The executive said the post-Snowden security concerns were a
pretext. The real objective was to nurture China's domestic tech
industry and subsequently support its expansion overseas.
China also wants to move to a more consumption-based economy, which
would be helped by Chinese authorities and companies buying local
technology, the executive said.
Policy measures supporting the broader strategy include making
foreign companies form domestic partnerships, participate in
technology transfers and hand over intellectual property in the name
of information security.
Wang Zhihai, president and CEO of Beijing Wondersoft, which provides
information security products to government, state banks and private
companies, said the market in China was fair, especially compared
with the United States, where China's Huawei Technologies [HWT.UL],
the world's largest networking and telecoms equipment maker, was
unable to do business due to U.S. security concerns.
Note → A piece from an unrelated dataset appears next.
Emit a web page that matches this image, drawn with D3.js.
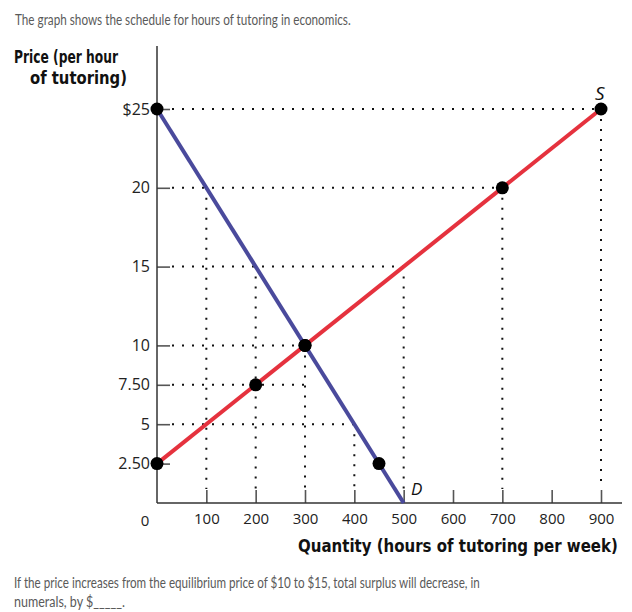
<!DOCTYPE html>
<html>
<head>
<meta charset="utf-8">
<script src="https://cdn.jsdelivr.net/npm/d3@7"></script>
<style>
  html, body { margin: 0; padding: 0; background: #fff; }
  svg { display: block; }
</style>
</head>
<body>
<script>
// ---- data ----
const priceTicks = [2.5, 5, 7.5, 10, 15, 20, 25];
const priceTickLabels = ["2.50", "5", "7.50", "10", "15", "20", "$25"];
const quantityTicks = [100, 200, 300, 400, 500, 600, 700, 800, 900];
const quantityTickLabels = ["100", "200", "300", "400", "500", "600", "700", "800", "900"];
const demandLine = [[0, 25], [500, 0]];
const demandPoints = [[0, 25], [300, 10], [450, 2.5]];
const supplyLine = [[0, 2.5], [900, 25]];
const supplyPoints = [[0, 2.5], [200, 7.5], [300, 10], [700, 20], [900, 25]];
const hGuides = [[900, 25], [700, 20], [500, 15], [300, 10], [300, 7.5], [400, 5]];
const vGuides = [[100, 20], [200, 15], [300, 10], [400, 5], [500, 15], [700, 20], [900, 25]];

const W = 632, H = 612;
const svg = d3.select("body").append("svg").attr("width", W).attr("height", H);

const x = d3.scaleLinear().domain([0, 900]).range([157, 601]);
const y = d3.scaleLinear().domain([0, 25]).range([503, 109]);

const tickFont = "'Open Sans', 'Noto Sans', sans-serif";

// place a text at (px, py) and scale it horizontally to the given width
function fitText(txt, px, py, width, attrs) {
  const t = svg.append("text").attr("x", 0).attr("y", 0).text(txt);
  Object.entries(attrs).forEach(([k, v]) => t.attr(k, v));
  const w = t.node().getComputedTextLength();
  const sx = w > 0 ? width / w : 1;
  t.attr("transform", `translate(${px},${py}) scale(${sx},1)`);
  return t;
}

// title
const qFont = "Lato, 'Open Sans', sans-serif";
fitText("The graph shows the schedule for hours of tutoring in economics.", 15, 25, 336,
  {"font-family": qFont, "font-size": 15, "fill": "#5a5a5a"});

// guides
const g = svg.append("g").attr("stroke", "#111").attr("stroke-width", 2)
  .attr("stroke-dasharray", "2,8").attr("fill", "none");
g.selectAll("line.h").data(hGuides).join("line").attr("class", "h")
  .attr("x1", x(0) + 15).attr("x2", d => x(d[0]))
  .attr("y1", d => y(d[1])).attr("y2", d => y(d[1]));
g.selectAll("line.v").data(vGuides).join("line").attr("class", "v")
  .attr("x1", d => x(d[0])).attr("x2", d => x(d[0]))
  .attr("y1", d => y(d[1]) + 10).attr("y2", y(0) - 14);

// axes
const yAxis = d3.axisLeft(y).tickValues(priceTicks)
  .tickFormat((d, i) => priceTickLabels[i]).tickSize(-13).tickPadding(7);
const xAxis = d3.axisBottom(x).tickValues(quantityTicks)
  .tickFormat((d, i) => quantityTickLabels[i]).tickSize(-13).tickPadding(10);

const ya = svg.append("g").attr("transform", `translate(${x(0)},0)`).call(yAxis)
  .attr("font-size", 16).attr("font-family", tickFont);
const xa = svg.append("g").attr("transform", `translate(0,${y(0)})`).call(xAxis)
  .attr("font-size", 15).attr("font-family", tickFont);
[ya, xa].forEach(a => {
  a.select(".domain").remove();
  a.selectAll(".tick line").attr("stroke", "#555").attr("stroke-width", 1.6);
  a.selectAll(".tick text").attr("fill", "#222");
});
ya.selectAll(".tick text").style("font-size", "16px");
xa.selectAll(".tick text").style("font-size", "15px");

// origin label
svg.append("text").attr("x", 145).attr("y", 526).attr("text-anchor", "middle")
  .attr("font-family", tickFont).attr("font-size", 15)
  .attr("fill", "#222").text("0");

svg.append("line").attr("x1", x(0)).attr("x2", x(0)).attr("y1", 46).attr("y2", y(0))
  .attr("stroke", "#333").attr("stroke-width", 1.5);
svg.append("line").attr("x1", x(0)).attr("x2", 622).attr("y1", y(0)).attr("y2", y(0))
  .attr("stroke", "#333").attr("stroke-width", 1.5);

// axis titles
const titleFont = "'Liberation Sans Narrow', 'DejaVu Sans Condensed', 'Noto Sans', sans-serif";
const titleAttrs = {"font-family": titleFont, "font-weight": "bold", "font-size": 18, "fill": "#111"};
fitText("Price (per hour", 14, 63, 104, titleAttrs);
fitText("of tutoring)", 30, 84, 97, titleAttrs);
fitText("Quantity (hours of tutoring per week)", 298, 552, 320, titleAttrs);

// curves
const line = d3.line().x(d => x(d[0])).y(d => y(d[1]));
svg.append("path").datum(demandLine).attr("d", line).attr("fill", "none")
  .attr("stroke", "#4a4a9c").attr("stroke-width", 4);
svg.append("path").datum(supplyLine).attr("d", line).attr("fill", "none")
  .attr("stroke", "#e5323e").attr("stroke-width", 4);

// points
svg.selectAll("circle.pt").data(demandPoints.concat(supplyPoints)).join("circle")
  .attr("class", "pt").attr("cx", d => x(d[0])).attr("cy", d => y(d[1]))
  .attr("r", 6.5).attr("fill", "#000");

// curve labels
svg.append("text").attr("x", 595).attr("y", 100).attr("font-family", tickFont)
  .attr("font-style", "italic").attr("font-size", 19).attr("fill", "#111").text("S");
svg.append("text").attr("x", 411).attr("y", 495).attr("font-family", tickFont)
  .attr("font-style", "italic").attr("font-size", 17).attr("fill", "#111").text("D");

// question
const qAttrs = {"font-family": qFont, "font-size": 15, "fill": "#5a5a5a"};
fitText("If the price increases from the equilibrium price of $10 to $15, total surplus will decrease, in", 14, 588, 466, qAttrs);
fitText("numerals, by $_____.", 14, 607, 111, qAttrs);
</script>
</body>
</html>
Local companies were also bound by the same cybersecurity laws that
U.S. companies were objecting to, he added.
The danger for China, say experts, is that it could leave itself
dependent on domestic technology, which remains inferior to foreign
market leaders and more vulnerable to cyber attack.
Some of those benefiting from policies encouraging domestic
procurement accept that Chinese companies trail foreign competitors
in the security sphere.
"In China, information security compared to international levels is
still very far behind; the entire understanding of it is behind,"
said Wondersoft's Wang.
But Wang, like China, is taking the long view.
"In 10 or more years, that's when we should be there."